Néanmoins, un de ces effets, pervers, est bel et bien le renforcement de celle-ci : en offrant des échappatoires temporaires, des soupapes par lesquelles relâcher la pression, les moments de communitas contribuent à soutenir la structure dont ils produisent une émancipation fugace. Si toutes les sociétés ont besoin de ces lieux et ces moments alternatifs ou liminaires, c’est que « la structure totale de l’équation [sociale] dépend de ses signes négatifs autant que des positifs » [8]. Vaine, l’expérience LaboGN ? Pas tout à fait : critique, elle porte tout de même en elle des germes de changement – mais ceux-ci, tant qu’ils s’inscrivent dans le contexte limité de la communitas, ne sauraient être révolutionnaires [9].
[1] Le jeu en question, Personal Branding, écrit par deux Julien et deux Elise, propose en trois actes de suivre huit personnes, de leur sixième à la réunion des anciens élèves en passant par une construction de soi sur les réseaux sociaux entre 25 et 35 ans. Le jeu, dont les personnages reposent sur l’aléatoire, offre d’infinies possibilités et des dynamiques de création de personnages et de relations très intéressantes et efficaces.
[2] Tous les passages cités dans cet article, sauf mention contraire, sont issus de TURNER, V., The Ritual Process: Structure and Anti-Structure, The Lewis Henry Morgan Lectures, Cornell University Press, New York, 1966.
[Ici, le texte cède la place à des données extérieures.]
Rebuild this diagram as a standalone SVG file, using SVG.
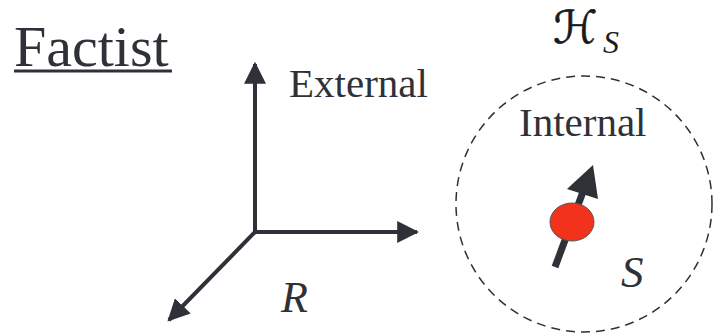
<svg xmlns="http://www.w3.org/2000/svg" width="716" height="333" viewBox="0 0 716 333">
<style>
.ax{stroke:#2e3138;stroke-width:4;fill:none}
</style>
<defs>
<marker id="ah" viewBox="0 0 10 10" refX="9" refY="5" markerWidth="5.5" markerHeight="5.5" markerUnits="strokeWidth" orient="auto">
<path d="M0,0 L10,5 L0,10 Z" fill="#2e3138"/>
</marker>
</defs>
<rect width="716" height="333" fill="#fff"/>
<g id="title">
<text x="14" y="66" font-size="58" font-family="Liberation Serif" fill="#2e3138">Factist</text>
<rect x="14" y="69.5" width="158" height="3" fill="#2e3138"/>
</g>
<g id="connectors">
<line class="ax" x1="255" y1="232" x2="255" y2="64" marker-end="url(#ah)"/>
<line class="ax" x1="253" y1="232" x2="417" y2="232" marker-end="url(#ah)"/>
<line class="ax" x1="256" y1="231" x2="169" y2="320" marker-end="url(#ah)"/>
</g>
<g id="external-label">
<text x="289" y="97" font-size="41" font-family="Liberation Serif" fill="#2e3138">External</text>
</g>
<g id="R-label">
<text x="281" y="312" font-size="44" font-family="Liberation Serif" font-style="italic" fill="#2e3138">R</text>
</g>
<g id="system">
<circle cx="584" cy="204" r="128" fill="none" stroke="#2e3138" stroke-width="1.5" stroke-dasharray="9,6"/>
<text x="519" y="136" font-size="41" font-family="Liberation Serif" fill="#2e3138">Internal</text>
<line x1="555" y1="267" x2="590" y2="173" stroke="#2e3138" stroke-width="7"/>
<path d="M593,165 L598,199 L567,189 Z" fill="#2e3138"/>
<ellipse cx="572" cy="222" rx="22" ry="19" fill="#f2321a" stroke="#555" stroke-width="1"/>
<text x="621" y="287" font-size="45" font-family="Liberation Serif" font-style="italic" fill="#2e3138">S</text>
</g>
<g id="HS-label">
<text x="553" y="43" font-size="45" font-family="DejaVu Sans" fill="#1a1a1a" stroke="#1a1a1a" stroke-width="0.6">ℋ</text>
<text x="603" y="53" font-size="32" font-family="Liberation Serif" font-style="italic" fill="#1a1a1a">S</text>
</g>
</svg>
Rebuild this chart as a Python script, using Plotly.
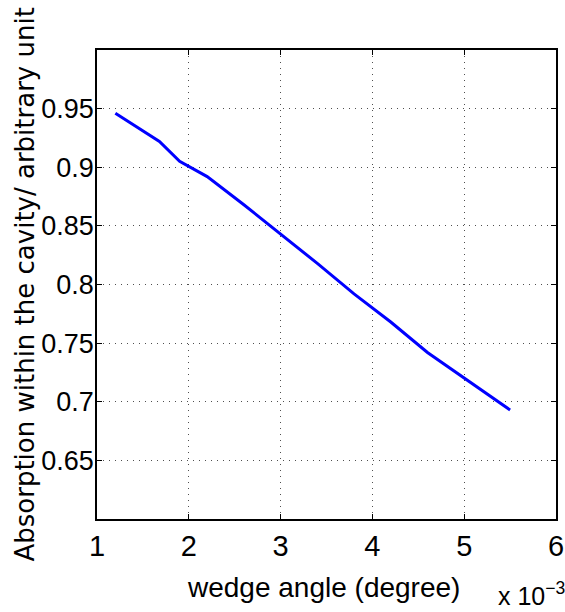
import plotly.graph_objects as go

# data (x in units of 1e-3 degree)
wedge_angle = [1.2, 1.68, 1.9, 2.2, 2.6, 3.0, 3.4, 3.8, 4.2, 4.6, 5.0, 5.5]
absorption = [0.946, 0.922, 0.905, 0.892, 0.868, 0.843, 0.818, 0.792, 0.768, 0.742, 0.720, 0.693]

x_ticks = [1, 2, 3, 4, 5, 6]
y_ticks = [0.65, 0.70, 0.75, 0.80, 0.85, 0.90, 0.95]
y_ticklabels = ["0.65", "0.7", "0.75", "0.8", "0.85", "0.9", "0.95"]

FONT = "Liberation Sans, Arial, Helvetica, sans-serif"

fig = go.Figure()
fig.add_trace(go.Scatter(x=wedge_angle, y=absorption, mode="lines",
                         line=dict(color="#0000ff", width=3), showlegend=False))

axis_common = dict(showline=True, mirror="allticks", linecolor="black", linewidth=1.5,
                   ticks="inside", ticklen=5, tickcolor="black", automargin=False,
                   showgrid=True, gridcolor="rgba(60,60,60,0.9)", griddash="1px,5px", gridwidth=1,
                   zeroline=False)

fig.update_xaxes(range=[1, 6], tickvals=x_ticks, ticktext=[str(v) for v in x_ticks],
                 tickfont=dict(family=FONT, size=29, color="black"), **axis_common)
fig.update_yaxes(range=[0.6, 1.0], tickvals=y_ticks, ticktext=y_ticklabels,
                 tickfont=dict(family=FONT, size=27, color="black"), ticklabelstandoff=-4,
                 **axis_common)

fig.add_annotation(text="wedge angle (degree)", xref="paper", yref="paper",
                   x=0.494, y=-0.145, xanchor="center", yanchor="middle", showarrow=False,
                   font=dict(family=FONT, size=28, color="black"))
fig.add_annotation(text="Absorption within the cavity/ arbitrary unit", xref="paper", yref="paper",
                   x=-0.159, y=0.5, xanchor="center", yanchor="middle", textangle=-90, showarrow=False,
                   font=dict(family="DejaVu Sans, sans-serif", size=26, color="black"))
fig.add_annotation(text="x 10<sup>−3</sup>", xref="paper", yref="paper",
                   x=0.870, y=-0.198, xanchor="left", yanchor="bottom", showarrow=False,
                   font=dict(family=FONT, size=25, color="black"))

fig.update_layout(width=565, height=612, margin=dict(l=97, r=9, t=50, b=93),
                  paper_bgcolor="white", plot_bgcolor="white")

fig.write_html("out.html", config={"displayModeBar": False},
               post_script="document.body.style.margin='0';")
[3] La traduction est un exercice complexe et partiellement vain, pour lequel je ne suis en outre pas formée : vous trouverez donc toujours le texte original en bas de page. Ici, dans le texte : « a superorganic arrangement of parts or positions that continues, with modifications more or less gradual, through time. » (Turner, 1966 p. 126).
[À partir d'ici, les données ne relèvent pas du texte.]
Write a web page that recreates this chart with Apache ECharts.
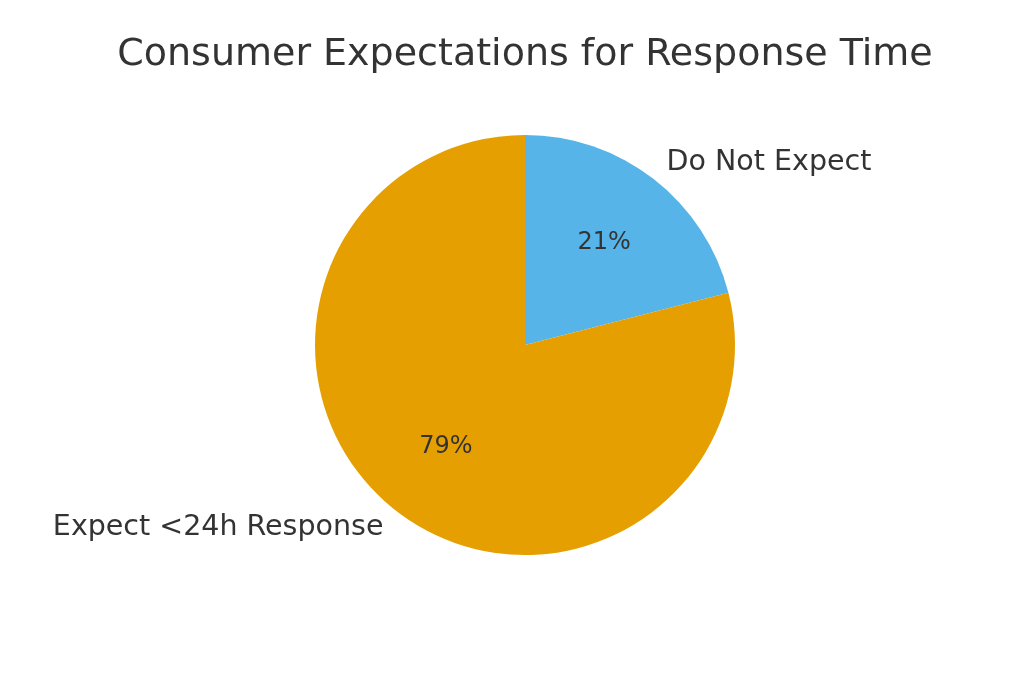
<!DOCTYPE html>
<html>
<head>
<meta charset="utf-8">
<style>
  html, body { margin: 0; padding: 0; background: #fff; }
  #chart { width: 1024px; height: 683px; }
</style>
<script src="https://cdn.jsdelivr.net/npm/echarts@6/dist/echarts.min.js"></script>
</head>
<body>
<div id="chart"></div>
<script>
var categories = ['Do Not Expect', 'Expect <24h Response'];
var shares = [21, 79];
var colors = ['#56B4E9', '#E69F00'];

var ink = '#333333';
var font = 'DejaVu Sans';

var pieData = categories.map(function(name, i) {
  return { name: name, value: shares[i], itemStyle: { color: colors[i] } };
});

var chart = echarts.init(document.getElementById('chart'), null, { renderer: 'canvas' });
chart.setOption({
  animation: false,
  title: {
    text: 'Consumer Expectations for Response Time',
    left: 520,
    textAlign: 'center',
    top: 31,
    textStyle: { color: ink, fontFamily: font, fontSize: 38, fontWeight: 'normal' }
  },
  series: [{
    // slices with the category names outside
    type: 'pie',
    center: [525, 345],
    radius: 210,
    startAngle: 90,
    clockwise: true,
    avoidLabelOverlap: false,
    data: pieData,
    label: {
      show: true,
      position: 'outside',
      formatter: '{b}',
      color: ink,
      fontFamily: font,
      fontSize: 28.5,
      distanceToLabelLine: 0
    },
    labelLine: { show: false, length: 21, length2: 0 },
    emphasis: { disabled: true }
  }, {
    // transparent ring, only used to place the percentages at 0.6 r
    type: 'pie',
    center: [525, 345],
    radius: 252,
    startAngle: 90,
    clockwise: true,
    silent: true,
    data: pieData.map(function(d) { return { name: d.name, value: d.value }; }),
    itemStyle: { color: 'transparent' },
    label: {
      show: true,
      position: 'inside',
      formatter: function(p) { return Math.round(p.percent) + '%'; },
      color: ink,
      fontFamily: font,
      fontSize: 24
    },
    labelLine: { show: false }
  }]
});
window.addEventListener('resize', function() { chart.resize(); });
</script>
</body>
</html>
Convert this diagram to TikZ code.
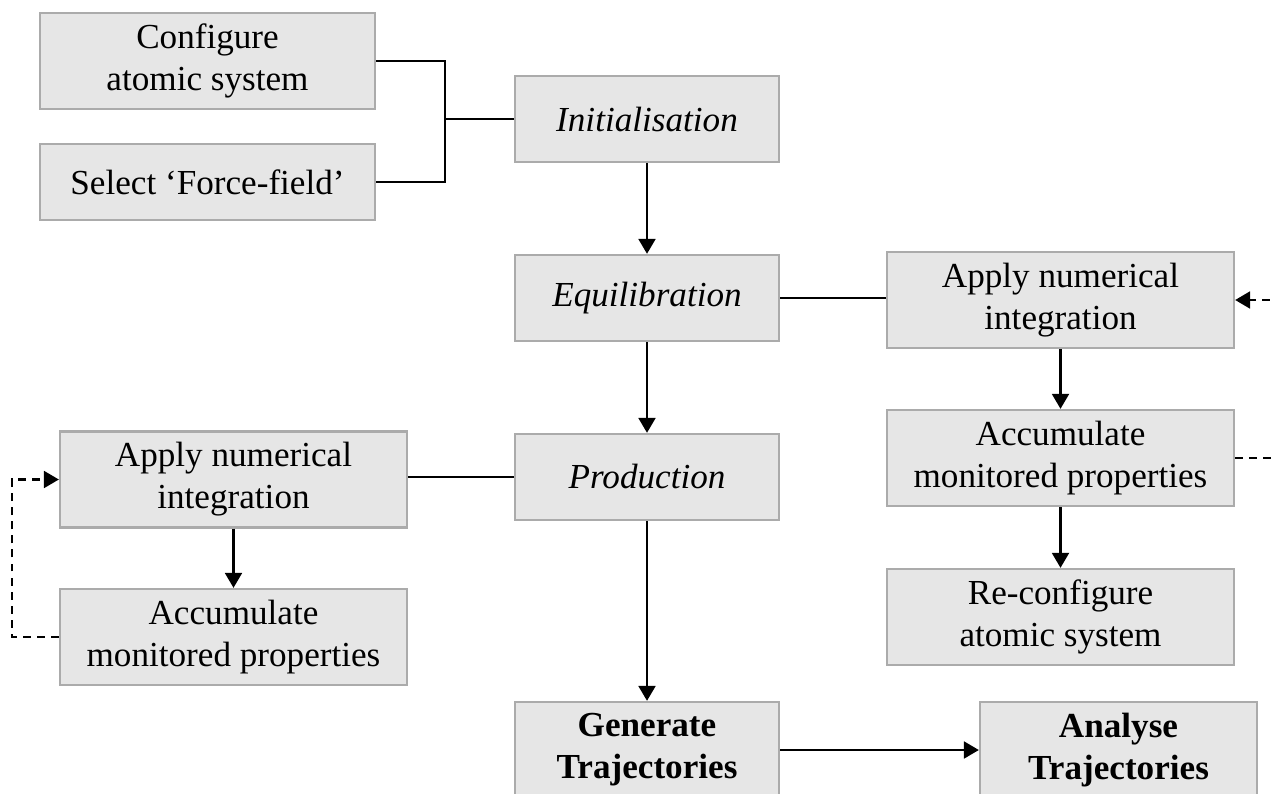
\documentclass[tikz,border=0pt]{standalone}
\usepackage{fontspec}
\setmainfont{Liberation Serif}
\usepackage{tikz}
\definecolor{gray100}{HTML}{E6E6E6}
\definecolor{gray400}{HTML}{ABABAB}
\usetikzlibrary{arrows.meta}
\tikzstyle{caixa}=[rectangle, draw=gray400, fill=gray100, line width=1.3pt, align=center, inner sep=0pt, font=\fontsize{20}{23.8}\selectfont]
\tikzstyle{seta}=[-{Triangle[length=8.5pt,width=9.5pt]}]
\tikzstyle{laco}=[dashed, dash pattern=on 4.5pt off 3.5pt]

\begin{document}
\begin{tikzpicture}[x=0.02cm, y=-0.02cm, line width=1.6pt]
			\useasboundingbox (0,0) rectangle (1271,794);
			\clip (0,0) rectangle (1271,794);
			\node[caixa, minimum width=6.7cm, minimum height=1.92cm] (cfg) at (207.5,61) {Configure\\atomic system};
			\node[caixa, minimum width=6.7cm, minimum height=1.52cm] (ff) at (207.5,182) {Select ‘Force-field’};
			\node[caixa, minimum width=5.28cm, minimum height=1.72cm, font=\fontsize{20}{23.8}\selectfont\itshape] (ini) at (647,119) {Initialisation};
			\node[caixa, minimum width=5.28cm, minimum height=1.72cm, font=\fontsize{20}{23.8}\selectfont\itshape] (eq) at (647,298) {Equilibration};
			\node[caixa, minimum width=5.28cm, minimum height=1.72cm, font=\fontsize{20}{23.8}\selectfont\itshape] (prod) at (647,477) {Production};
			\node[caixa, minimum width=6.94cm, minimum height=1.92cm] (int1) at (1060.5,300) {Apply numerical\\integration};
			\node[caixa, minimum width=6.94cm, minimum height=1.92cm] (acc1) at (1060.5,458) {Accumulate\\monitored properties};
			\node[caixa, minimum width=6.94cm, minimum height=1.92cm] (rec) at (1060.5,617) {Re-configure\\atomic system};
			\node[caixa, minimum width=6.94cm, minimum height=1.92cm] (int2) at (233.5,479.5) {Apply numerical\\integration};
			\node[caixa, minimum width=6.94cm, minimum height=1.92cm] (acc2) at (233.5,637) {Accumulate\\monitored properties};
			\node[caixa, minimum width=5.28cm, minimum height=1.92cm, font=\fontsize{20}{23.8}\selectfont\bfseries] (gen) at (647,750) {Generate\\Trajectories};
			\node[caixa, minimum width=5.54cm, minimum height=1.92cm, font=\fontsize{20}{23.8}\selectfont\bfseries] (ana) at (1118.5,750) {Analyse\\Trajectories};
			\coordinate (brk) at (445,119);
			\coordinate (loop1) at (1300,458);
			\coordinate (loop2) at (12,637);
			\draw (cfg.east) -| (brk) |- (ff.east);
			\draw (brk) -- (ini.west);
			\draw[seta] (ini) -- (eq);
			\draw[seta] (eq) -- (prod);
			\draw[seta] (prod) -- (gen);
			\draw[seta] (gen) -- (ana);
			\draw (eq.east) -- (eq.east -| int1.west);
			\draw[seta] (int1) -- (acc1);
			\draw[seta] (acc1) -- (rec);
			\draw[laco, seta] (acc1.east) -- (loop1) |- (int1.east);
			\draw (prod.west) -- (prod.west -| int2.east);
			\draw[seta] (int2) -- (acc2);
			\draw[laco, seta] (acc2.west) -- (loop2) |- (int2.west);
		\end{tikzpicture}
\end{document}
[4] Loin de moi l’idée de débattre du « qui de l’œuf ou la poule » de la domination : tous ces modes de hiérarchisation et du social sont également oppressifs et importants, et si je mets en avant la classe en priorité c’est parce que les autres modes de domination sont très largement influencés, il me semble, par la position de l’individu oppressé sur l’échelle des classes (ou, pour être moins caricaturale, les moyens économiques, symboliques, sociaux et culturels dont iel dispose). Ceci étant, j’en débattrai avec plaisir autour d’un thé ou d’un mail.
[5] « communitas emerges where social structure is not » (Turner, 1966 p. 126).
[6] « a time and place of withdrawal from normal modes of social action » (Turner, 1966 p. 167).
[7] « society seems to be a process rather than a thing – a dialectical process with successive phases of structure and communitas » (Turner, 1966 p. 203).
[8] « The structure of the whole equation depends on its negative as well as positive signs. » (Turner, 1966 p. 201).
[9] En outre, ne peut passer le seuil que cellui qui se trouve devant la porte : à ce titre, LaboGN, en tant que liminarité spécifique, accueille une population socialement privilégiée – quoiqu’une étude sociologique convienne bien davantage à cet argument – non-représentative du reste de la société.